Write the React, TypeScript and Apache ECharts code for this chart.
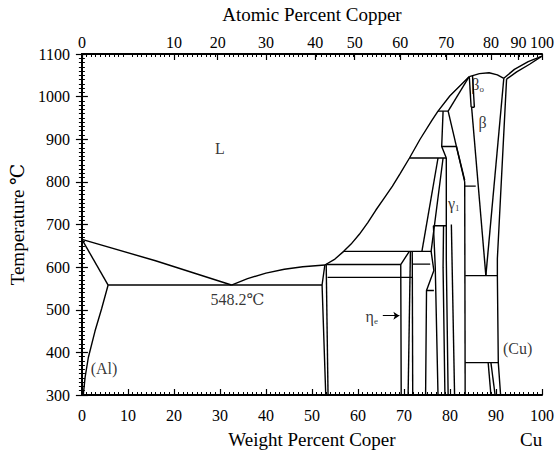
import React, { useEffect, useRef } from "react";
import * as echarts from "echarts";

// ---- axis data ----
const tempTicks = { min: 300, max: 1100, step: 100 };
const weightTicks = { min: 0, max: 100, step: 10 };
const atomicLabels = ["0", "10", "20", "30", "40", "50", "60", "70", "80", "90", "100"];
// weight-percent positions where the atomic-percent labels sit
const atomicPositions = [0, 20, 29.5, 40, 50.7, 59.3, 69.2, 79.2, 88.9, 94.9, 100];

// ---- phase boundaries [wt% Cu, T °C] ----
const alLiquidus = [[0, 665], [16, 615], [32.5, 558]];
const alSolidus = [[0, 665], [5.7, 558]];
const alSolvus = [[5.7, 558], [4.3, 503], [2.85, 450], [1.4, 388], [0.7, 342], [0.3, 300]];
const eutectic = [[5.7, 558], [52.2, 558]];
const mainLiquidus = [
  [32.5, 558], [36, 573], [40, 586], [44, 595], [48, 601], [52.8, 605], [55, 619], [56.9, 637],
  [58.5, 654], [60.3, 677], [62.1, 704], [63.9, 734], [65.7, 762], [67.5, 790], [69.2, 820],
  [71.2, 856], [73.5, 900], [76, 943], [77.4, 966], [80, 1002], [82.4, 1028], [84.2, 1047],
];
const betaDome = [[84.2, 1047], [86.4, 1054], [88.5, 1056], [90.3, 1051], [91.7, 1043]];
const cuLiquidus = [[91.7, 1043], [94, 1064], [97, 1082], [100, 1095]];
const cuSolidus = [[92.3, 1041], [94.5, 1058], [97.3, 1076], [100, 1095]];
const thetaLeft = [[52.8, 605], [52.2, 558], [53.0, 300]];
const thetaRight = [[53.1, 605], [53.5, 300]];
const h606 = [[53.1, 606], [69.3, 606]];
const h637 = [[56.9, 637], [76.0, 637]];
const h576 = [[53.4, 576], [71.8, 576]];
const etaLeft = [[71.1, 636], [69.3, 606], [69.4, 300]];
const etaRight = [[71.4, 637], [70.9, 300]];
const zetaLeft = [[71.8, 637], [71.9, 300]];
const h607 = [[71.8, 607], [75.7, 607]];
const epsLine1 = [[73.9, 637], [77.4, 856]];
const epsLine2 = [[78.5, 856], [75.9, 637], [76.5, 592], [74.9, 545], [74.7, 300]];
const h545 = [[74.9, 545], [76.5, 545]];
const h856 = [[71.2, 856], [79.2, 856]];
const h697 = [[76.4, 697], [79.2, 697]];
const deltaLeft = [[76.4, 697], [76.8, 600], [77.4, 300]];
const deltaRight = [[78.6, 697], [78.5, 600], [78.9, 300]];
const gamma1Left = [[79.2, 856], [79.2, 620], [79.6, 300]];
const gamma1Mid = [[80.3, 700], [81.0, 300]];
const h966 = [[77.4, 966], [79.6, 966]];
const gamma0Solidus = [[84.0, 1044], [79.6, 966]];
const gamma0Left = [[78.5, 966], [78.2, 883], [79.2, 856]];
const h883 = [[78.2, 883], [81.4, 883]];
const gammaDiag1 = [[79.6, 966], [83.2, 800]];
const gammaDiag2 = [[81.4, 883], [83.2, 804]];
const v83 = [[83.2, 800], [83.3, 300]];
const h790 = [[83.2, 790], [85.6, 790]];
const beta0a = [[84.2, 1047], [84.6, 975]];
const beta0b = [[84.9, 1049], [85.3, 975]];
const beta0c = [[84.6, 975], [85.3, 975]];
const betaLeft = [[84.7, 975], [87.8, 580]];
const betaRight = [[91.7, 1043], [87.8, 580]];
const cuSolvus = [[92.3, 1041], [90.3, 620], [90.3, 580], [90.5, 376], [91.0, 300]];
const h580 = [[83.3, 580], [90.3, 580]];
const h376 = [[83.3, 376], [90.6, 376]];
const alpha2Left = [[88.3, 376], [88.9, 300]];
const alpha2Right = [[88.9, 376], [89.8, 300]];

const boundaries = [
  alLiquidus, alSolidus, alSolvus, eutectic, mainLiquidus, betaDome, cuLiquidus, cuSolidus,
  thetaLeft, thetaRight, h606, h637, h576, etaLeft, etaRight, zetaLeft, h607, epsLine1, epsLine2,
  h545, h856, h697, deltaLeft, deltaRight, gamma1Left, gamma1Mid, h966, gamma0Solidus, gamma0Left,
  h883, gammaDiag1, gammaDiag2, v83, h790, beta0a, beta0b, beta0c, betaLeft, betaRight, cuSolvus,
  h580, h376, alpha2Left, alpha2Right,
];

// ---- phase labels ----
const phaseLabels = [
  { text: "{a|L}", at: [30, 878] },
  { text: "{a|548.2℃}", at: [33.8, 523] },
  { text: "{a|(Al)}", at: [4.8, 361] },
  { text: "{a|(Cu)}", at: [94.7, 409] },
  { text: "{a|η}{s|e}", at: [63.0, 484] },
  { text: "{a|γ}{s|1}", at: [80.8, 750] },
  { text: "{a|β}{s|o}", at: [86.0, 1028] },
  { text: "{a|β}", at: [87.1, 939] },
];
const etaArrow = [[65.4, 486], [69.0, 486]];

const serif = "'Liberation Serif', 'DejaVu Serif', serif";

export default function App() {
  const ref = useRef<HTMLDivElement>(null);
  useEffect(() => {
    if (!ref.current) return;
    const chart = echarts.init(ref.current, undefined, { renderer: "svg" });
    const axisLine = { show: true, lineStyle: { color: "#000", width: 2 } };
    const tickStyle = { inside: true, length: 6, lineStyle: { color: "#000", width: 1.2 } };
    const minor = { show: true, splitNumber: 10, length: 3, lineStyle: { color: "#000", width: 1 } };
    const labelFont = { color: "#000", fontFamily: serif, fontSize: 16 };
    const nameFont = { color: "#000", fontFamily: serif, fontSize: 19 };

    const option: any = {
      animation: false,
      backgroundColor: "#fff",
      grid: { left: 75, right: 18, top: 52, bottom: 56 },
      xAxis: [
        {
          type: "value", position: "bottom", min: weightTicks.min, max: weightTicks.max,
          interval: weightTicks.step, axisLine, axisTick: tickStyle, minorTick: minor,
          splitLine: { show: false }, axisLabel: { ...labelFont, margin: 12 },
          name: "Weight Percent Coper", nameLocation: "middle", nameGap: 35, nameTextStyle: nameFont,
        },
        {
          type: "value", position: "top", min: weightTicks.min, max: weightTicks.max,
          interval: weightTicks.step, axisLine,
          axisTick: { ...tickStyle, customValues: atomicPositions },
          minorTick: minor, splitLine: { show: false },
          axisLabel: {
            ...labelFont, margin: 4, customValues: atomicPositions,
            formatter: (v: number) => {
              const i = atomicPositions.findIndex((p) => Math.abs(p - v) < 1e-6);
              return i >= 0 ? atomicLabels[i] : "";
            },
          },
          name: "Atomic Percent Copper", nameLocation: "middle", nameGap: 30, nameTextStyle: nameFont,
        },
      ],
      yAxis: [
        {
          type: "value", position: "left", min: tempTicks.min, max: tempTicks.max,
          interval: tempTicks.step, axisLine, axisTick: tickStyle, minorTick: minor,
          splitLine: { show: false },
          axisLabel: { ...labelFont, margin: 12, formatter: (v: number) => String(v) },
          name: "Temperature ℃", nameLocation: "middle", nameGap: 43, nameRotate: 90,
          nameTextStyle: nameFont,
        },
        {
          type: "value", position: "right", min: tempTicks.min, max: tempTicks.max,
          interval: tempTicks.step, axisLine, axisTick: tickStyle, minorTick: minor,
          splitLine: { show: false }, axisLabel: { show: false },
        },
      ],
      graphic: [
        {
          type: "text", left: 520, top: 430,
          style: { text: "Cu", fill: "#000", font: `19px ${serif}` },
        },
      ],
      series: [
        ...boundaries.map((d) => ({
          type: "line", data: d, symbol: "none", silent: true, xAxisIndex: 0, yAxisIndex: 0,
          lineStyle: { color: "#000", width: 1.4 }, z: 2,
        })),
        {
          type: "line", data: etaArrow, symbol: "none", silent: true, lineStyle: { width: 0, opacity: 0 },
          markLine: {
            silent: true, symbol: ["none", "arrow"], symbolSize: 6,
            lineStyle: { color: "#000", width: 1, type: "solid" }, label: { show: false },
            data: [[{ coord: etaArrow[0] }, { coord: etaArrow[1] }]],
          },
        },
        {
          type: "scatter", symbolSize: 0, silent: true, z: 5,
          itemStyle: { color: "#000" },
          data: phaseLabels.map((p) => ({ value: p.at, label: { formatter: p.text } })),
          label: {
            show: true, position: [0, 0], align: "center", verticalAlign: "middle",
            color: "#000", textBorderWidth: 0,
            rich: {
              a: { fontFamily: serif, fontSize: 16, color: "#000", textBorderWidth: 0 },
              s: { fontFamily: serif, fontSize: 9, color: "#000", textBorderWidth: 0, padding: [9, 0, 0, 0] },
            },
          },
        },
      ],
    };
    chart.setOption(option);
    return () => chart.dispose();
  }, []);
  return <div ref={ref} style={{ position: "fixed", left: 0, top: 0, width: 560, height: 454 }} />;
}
┄┄┄┄┄┄
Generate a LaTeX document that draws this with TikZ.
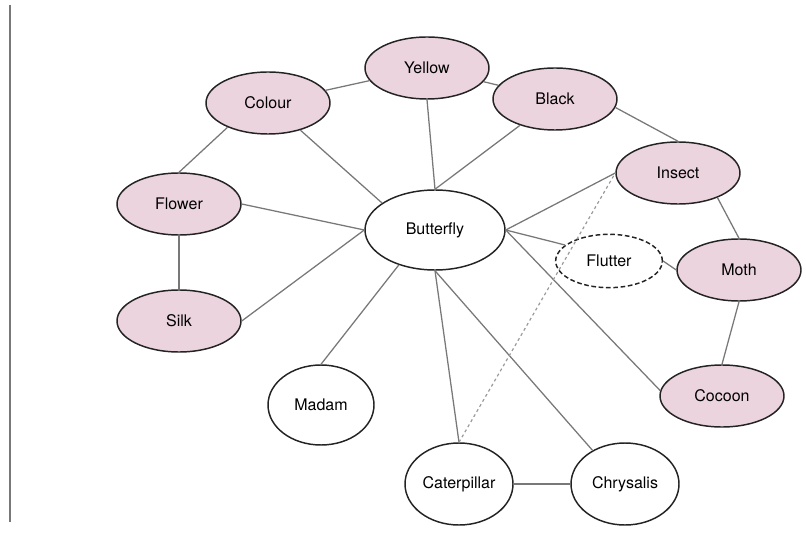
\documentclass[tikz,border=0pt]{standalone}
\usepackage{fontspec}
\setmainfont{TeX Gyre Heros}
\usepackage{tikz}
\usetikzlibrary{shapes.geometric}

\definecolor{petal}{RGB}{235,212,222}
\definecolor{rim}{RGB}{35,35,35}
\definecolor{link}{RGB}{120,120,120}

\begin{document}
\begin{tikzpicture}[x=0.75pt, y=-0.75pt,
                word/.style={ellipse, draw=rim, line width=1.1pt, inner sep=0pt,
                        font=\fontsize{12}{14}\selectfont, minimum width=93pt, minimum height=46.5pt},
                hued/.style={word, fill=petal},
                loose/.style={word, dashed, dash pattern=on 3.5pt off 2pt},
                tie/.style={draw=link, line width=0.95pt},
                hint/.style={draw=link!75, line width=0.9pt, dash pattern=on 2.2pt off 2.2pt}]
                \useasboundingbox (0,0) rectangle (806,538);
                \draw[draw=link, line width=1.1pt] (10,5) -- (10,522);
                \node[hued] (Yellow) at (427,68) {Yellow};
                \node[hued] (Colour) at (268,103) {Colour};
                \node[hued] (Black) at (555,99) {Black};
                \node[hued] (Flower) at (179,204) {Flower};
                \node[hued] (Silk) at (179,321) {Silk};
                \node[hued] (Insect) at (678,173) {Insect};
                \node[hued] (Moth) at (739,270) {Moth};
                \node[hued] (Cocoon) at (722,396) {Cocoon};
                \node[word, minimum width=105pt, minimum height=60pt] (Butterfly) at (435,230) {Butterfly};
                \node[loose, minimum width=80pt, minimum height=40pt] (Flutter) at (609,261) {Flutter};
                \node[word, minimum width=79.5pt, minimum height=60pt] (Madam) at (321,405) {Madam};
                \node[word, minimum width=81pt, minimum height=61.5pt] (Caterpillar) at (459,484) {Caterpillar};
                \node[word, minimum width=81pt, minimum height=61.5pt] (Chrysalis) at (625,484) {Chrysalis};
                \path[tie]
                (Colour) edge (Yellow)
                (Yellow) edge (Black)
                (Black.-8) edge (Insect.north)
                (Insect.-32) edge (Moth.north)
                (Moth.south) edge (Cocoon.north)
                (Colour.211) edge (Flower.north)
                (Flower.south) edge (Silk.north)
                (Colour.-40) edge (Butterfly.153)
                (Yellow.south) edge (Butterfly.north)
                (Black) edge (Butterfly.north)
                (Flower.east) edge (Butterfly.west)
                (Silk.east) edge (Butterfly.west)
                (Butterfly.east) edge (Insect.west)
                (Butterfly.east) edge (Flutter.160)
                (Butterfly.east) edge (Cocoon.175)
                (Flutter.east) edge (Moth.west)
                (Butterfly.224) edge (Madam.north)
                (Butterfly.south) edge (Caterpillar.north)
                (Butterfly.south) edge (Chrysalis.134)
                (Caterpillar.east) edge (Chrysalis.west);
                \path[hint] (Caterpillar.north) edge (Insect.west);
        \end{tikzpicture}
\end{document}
┄┄┄┄┄┄
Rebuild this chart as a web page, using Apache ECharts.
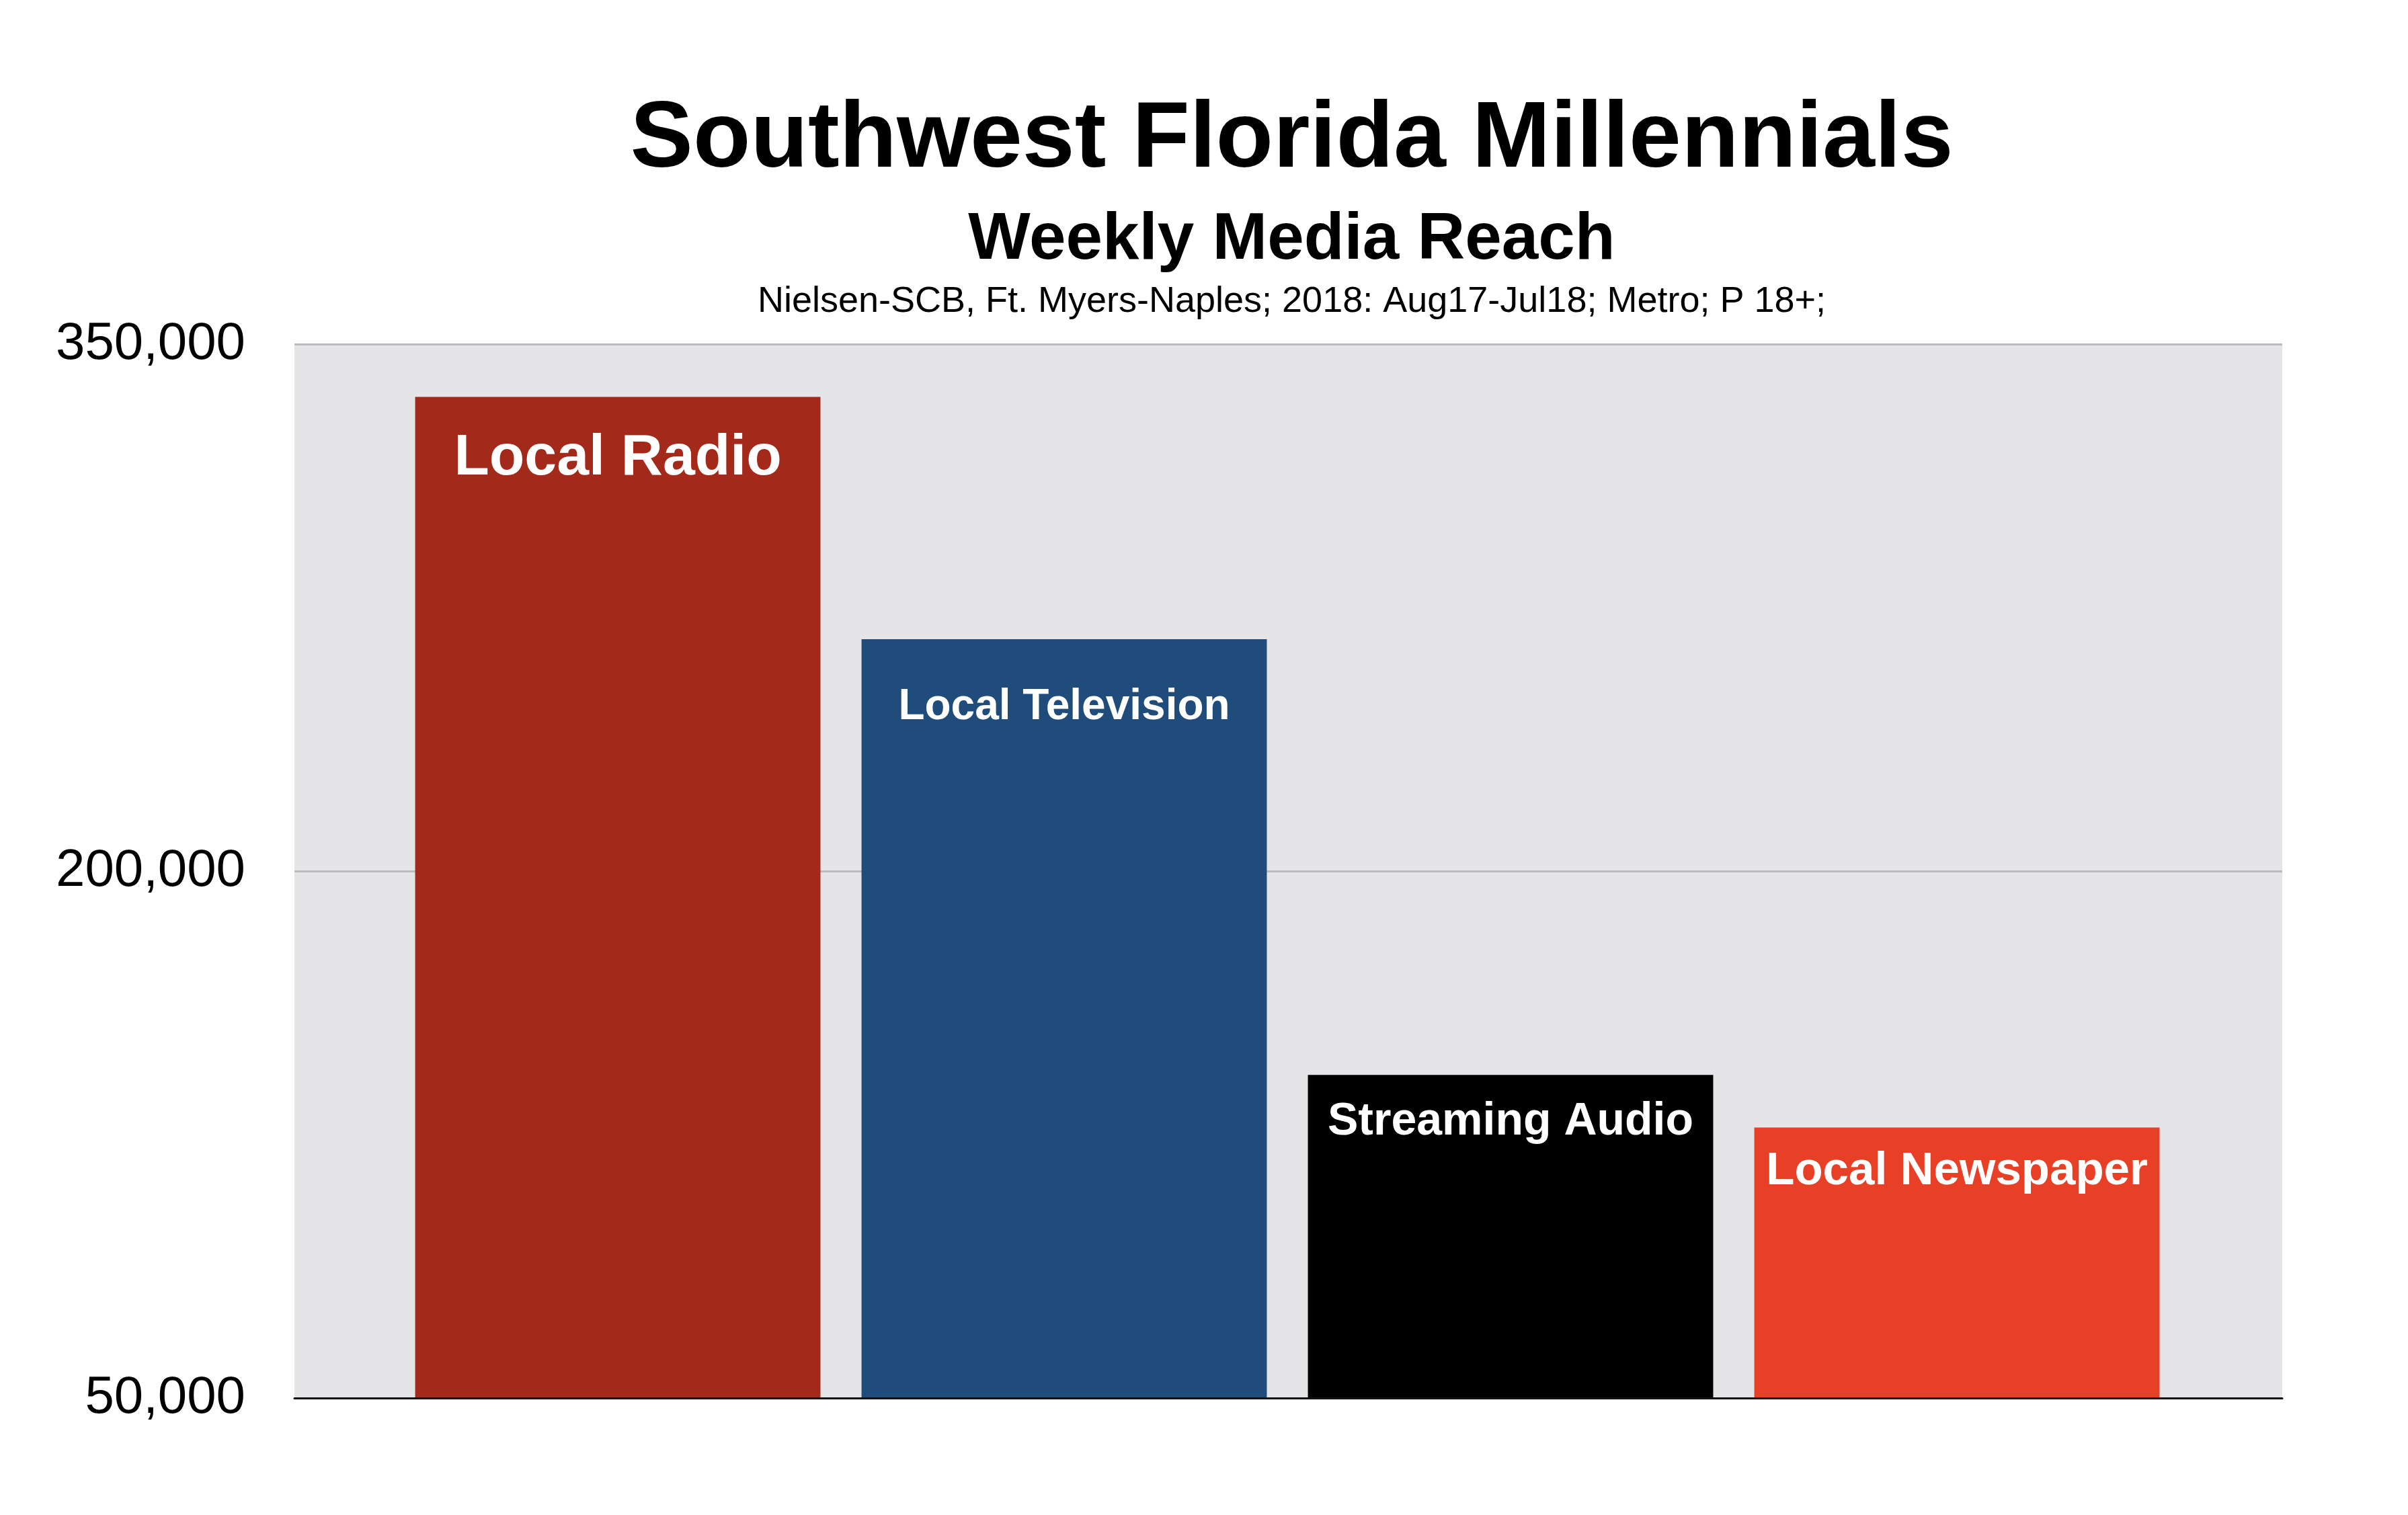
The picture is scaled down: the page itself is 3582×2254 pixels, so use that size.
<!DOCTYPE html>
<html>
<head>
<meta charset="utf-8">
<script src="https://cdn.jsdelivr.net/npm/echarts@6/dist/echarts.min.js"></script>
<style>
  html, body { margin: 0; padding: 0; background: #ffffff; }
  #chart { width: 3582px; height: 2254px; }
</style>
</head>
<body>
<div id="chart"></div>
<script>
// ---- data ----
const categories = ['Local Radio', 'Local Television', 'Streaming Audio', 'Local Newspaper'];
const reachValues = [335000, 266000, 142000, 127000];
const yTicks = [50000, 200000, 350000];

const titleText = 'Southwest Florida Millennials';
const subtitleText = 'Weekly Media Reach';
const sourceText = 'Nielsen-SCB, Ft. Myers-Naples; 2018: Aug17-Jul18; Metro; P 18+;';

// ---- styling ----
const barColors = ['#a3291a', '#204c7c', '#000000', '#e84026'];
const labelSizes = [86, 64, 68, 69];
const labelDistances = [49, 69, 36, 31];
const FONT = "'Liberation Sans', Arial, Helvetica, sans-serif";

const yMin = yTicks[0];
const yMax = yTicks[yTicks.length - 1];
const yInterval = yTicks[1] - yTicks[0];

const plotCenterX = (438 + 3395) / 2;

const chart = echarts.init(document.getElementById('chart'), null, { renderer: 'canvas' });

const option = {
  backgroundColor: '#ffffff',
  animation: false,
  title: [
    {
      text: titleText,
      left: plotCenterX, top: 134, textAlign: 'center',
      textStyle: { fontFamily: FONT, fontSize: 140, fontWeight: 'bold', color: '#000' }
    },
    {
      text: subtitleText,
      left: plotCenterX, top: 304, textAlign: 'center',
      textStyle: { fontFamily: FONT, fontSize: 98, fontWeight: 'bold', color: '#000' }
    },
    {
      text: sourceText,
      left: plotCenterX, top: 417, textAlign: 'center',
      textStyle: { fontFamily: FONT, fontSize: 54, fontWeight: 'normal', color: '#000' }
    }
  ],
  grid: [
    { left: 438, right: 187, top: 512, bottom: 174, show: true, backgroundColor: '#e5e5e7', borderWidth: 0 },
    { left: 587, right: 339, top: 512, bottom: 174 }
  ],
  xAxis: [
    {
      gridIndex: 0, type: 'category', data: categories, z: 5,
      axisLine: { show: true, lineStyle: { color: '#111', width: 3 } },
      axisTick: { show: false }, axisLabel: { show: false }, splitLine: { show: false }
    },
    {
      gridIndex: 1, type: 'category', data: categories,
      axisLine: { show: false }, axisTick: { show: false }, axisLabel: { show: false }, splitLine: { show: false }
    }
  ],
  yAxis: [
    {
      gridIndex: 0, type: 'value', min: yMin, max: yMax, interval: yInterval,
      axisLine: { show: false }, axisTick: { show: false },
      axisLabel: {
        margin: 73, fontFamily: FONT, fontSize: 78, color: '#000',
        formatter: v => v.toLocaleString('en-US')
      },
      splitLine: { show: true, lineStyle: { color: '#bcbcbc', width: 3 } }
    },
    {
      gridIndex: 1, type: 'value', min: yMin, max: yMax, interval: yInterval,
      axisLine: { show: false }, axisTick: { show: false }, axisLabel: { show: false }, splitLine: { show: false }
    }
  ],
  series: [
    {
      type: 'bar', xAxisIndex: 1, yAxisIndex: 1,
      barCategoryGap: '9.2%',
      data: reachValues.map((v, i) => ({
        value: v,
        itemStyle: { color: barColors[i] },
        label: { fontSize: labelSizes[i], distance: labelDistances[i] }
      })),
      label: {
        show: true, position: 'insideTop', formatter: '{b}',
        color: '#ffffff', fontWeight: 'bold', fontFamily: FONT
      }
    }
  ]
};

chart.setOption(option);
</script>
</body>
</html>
┄┄┄┄┄┄
▶ [WHAT IS NEEDED]: Give back exactly the lines from the one containing "Write the React, TypeScript" to the one containing "import * as", both included, and no pictures.

▶ [REPLY]:
Write the React, TypeScript and Apache ECharts code for this chart.
import React, { useEffect, useRef } from "react";
import * as echarts from "echarts";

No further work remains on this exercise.